Frankly, I would be more worried about the men in the restroom with my son if he was still little... statistics and all that.

And if you're that concerned, instead of tossing people out of a restroom and making them feel less than human, direct your energy into something that makes more sense: advocate for unisex, single stall restrooms. Then everyone gets to pee in peace.

And me?

Next person to whack me with a purse in the ladies room because they have a knee jerk reaction to the short hair and tattoos is not getting off as lightly as before. I will defend myself, even if it means breaking that little old Asian lady in half, because people? I am tired. I'm done with the crap.

I shouldn't have to worry about it, but I do. And I have it far, far easier than my trans friends, and I know that.

2 comments:

Meowers from Missouri said...

You, dear Thump, are a sterling example of a human being; I am so proud to know you! You may end up as my mouthpiece in a court some day because I have reached the same conclusion as you about defending myself in a bathroom (or outside it). We women who choose not to dress or make up or accessorize according to others' preconceived notions must NEVER cave in to this ridiculous idea that human sex, sexuality, gender, etc can be dictated or chosen. There are so many truly important issues to come to terms with that this one should be a non-starter. Damn the fear-mongers who have made this such a mess!
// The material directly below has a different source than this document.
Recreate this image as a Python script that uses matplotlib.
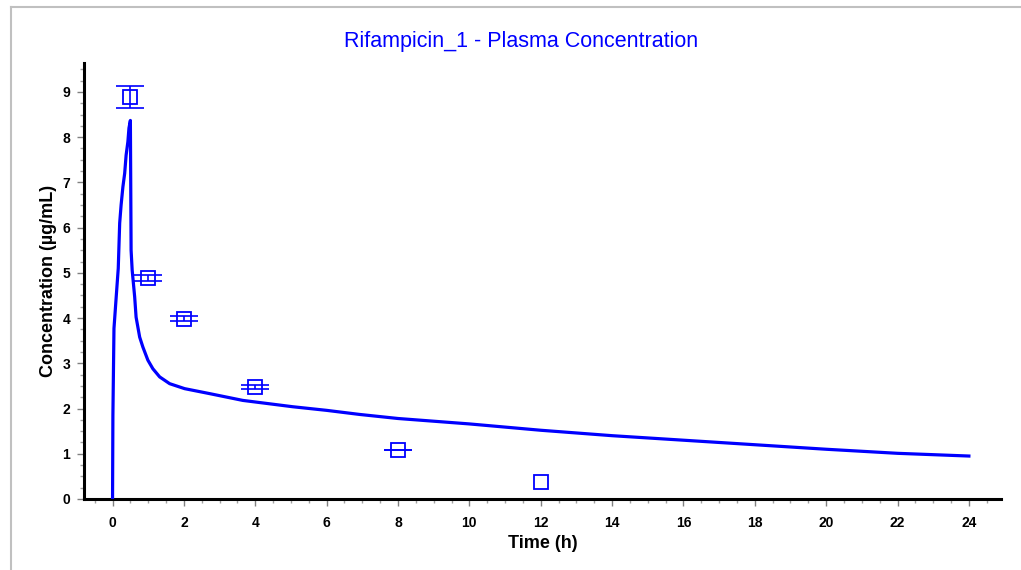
import numpy as np
import matplotlib
matplotlib.use("Agg")
from matplotlib import pyplot as plt
from matplotlib.ticker import MultipleLocator

plt.rcParams['font.family'] = ['Liberation Sans', 'DejaVu Sans']

# simulated plasma concentration
sim_t = [0.0, 0.01, 0.04, 0.10, 0.16, 0.18, 0.20, 0.24, 0.29, 0.34, 0.38, 0.43, 0.46, 0.50,
         0.52, 0.55, 0.62, 0.66, 0.71, 0.76, 0.85, 0.99, 1.13, 1.32, 1.60, 2.02, 2.72,
         3.65, 5.05, 6.0, 6.92, 8.0, 10.0, 12.0, 14.0, 16.0, 18.0, 20.0, 22.0, 24.0]
sim_c = [0.0, 1.85, 3.77, 4.44, 5.10, 5.60, 6.10, 6.50, 6.90, 7.20, 7.60, 7.90, 8.20, 8.37,
         5.50, 5.06, 4.47, 4.02, 3.80, 3.58, 3.36, 3.07, 2.88, 2.70, 2.55, 2.44, 2.33,
         2.18, 2.04, 1.96, 1.87, 1.78, 1.66, 1.52, 1.40, 1.30, 1.20, 1.10, 1.01, 0.95]

# observed data
obs_t = [0.5, 1, 2, 4, 8, 12]
obs_c = [8.89, 4.89, 3.99, 2.48, 1.08, 0.38]
obs_err = [0.25, 0.06, 0.06, 0.05, 0.0, np.nan]

BLUE = '#0000ff'

fig = plt.figure(figsize=(10.21, 5.70), dpi=100)
ax = fig.add_axes([84 / 1021, 71 / 570, 917 / 1021, 436 / 570])

ax.plot(sim_t, sim_c, color=BLUE, lw=2.3, zorder=3)

err = np.array(obs_err)
ok = ~np.isnan(err)
ax.errorbar(np.array(obs_t)[ok], np.array(obs_c)[ok], yerr=err[ok], fmt='none',
            ecolor=BLUE, elinewidth=1.2, capsize=10, capthick=1.2, zorder=4)
ax.plot(obs_t, obs_c, ls='none', marker='s', ms=9.5, mfc='none', mec=BLUE, mew=1.3, zorder=5)

ax.set_xlim(-0.8, 24.9)
ax.set_ylim(0, 9.64)
ax.xaxis.set_major_locator(MultipleLocator(2))
ax.xaxis.set_minor_locator(MultipleLocator(0.5))
ax.yaxis.set_major_locator(MultipleLocator(1))
ax.yaxis.set_minor_locator(MultipleLocator(0.25))

for side in ['top', 'right']:
    ax.spines[side].set_visible(False)
for side in ['left', 'bottom']:
    ax.spines[side].set_linewidth(2.2)
    ax.spines[side].set_color('black')

ax.tick_params(which='major', direction='out', length=5, width=1, color='#808080',
               labelsize=10, pad=5)
ax.tick_params(axis='x', which='major', pad=7)
ax.tick_params(which='minor', direction='out', length=3, width=1, color='#a0a0a0')
for lab in ax.get_xticklabels() + ax.get_yticklabels():
    lab.set_fontweight('bold')

ax.set_xlabel('Time (h)', fontsize=13, fontweight='bold', labelpad=4)
ax.set_ylabel('Concentration (µg/mL)', fontsize=13, fontweight='bold', labelpad=4)

fig.text(521 / 1021, 1 - 42 / 570, 'Rifampicin_1 - Plasma Concentration', color=BLUE,
         fontsize=15.5, ha='center', va='center')

# thin grey frame around the plot area
fig.add_artist(plt.Line2D([11 / 1021, 11 / 1021], [0, 1 - 7 / 570], color='#c0c0c0',
                          lw=1.5, transform=fig.transFigure))
fig.add_artist(plt.Line2D([11 / 1021, 1], [1 - 7 / 570, 1 - 7 / 570], color='#c0c0c0',
                          lw=1.5, transform=fig.transFigure))

fig.savefig('out.png', dpi=100)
Mark's Mews (Ayla, Iza, and Marley) said...

Some people can't handle complexity. Life isn't binary; it's a spectrum. I've known women (who were women) so frilly it made me gag and some women (who were women and could beat me into a pulp. And me in the same way. And those were just the ones happy in their birth-gender!

Yes, there are times when I get feeling awkward myself when someone shows up in a gender-uncertain way in a lace that is generally gender-specific. The response is to let things be, understand the situation, and be tolerant.

Its not easy for me, but I know it is a lot harder for them. I can go through life gender questions, some others can't. When other people are struggling with anything, it is part of my responsibility as a fellow human to try to make things easier.

I can't say I don't fail occassionally, but I'm sure trying and that is the best anyone can do.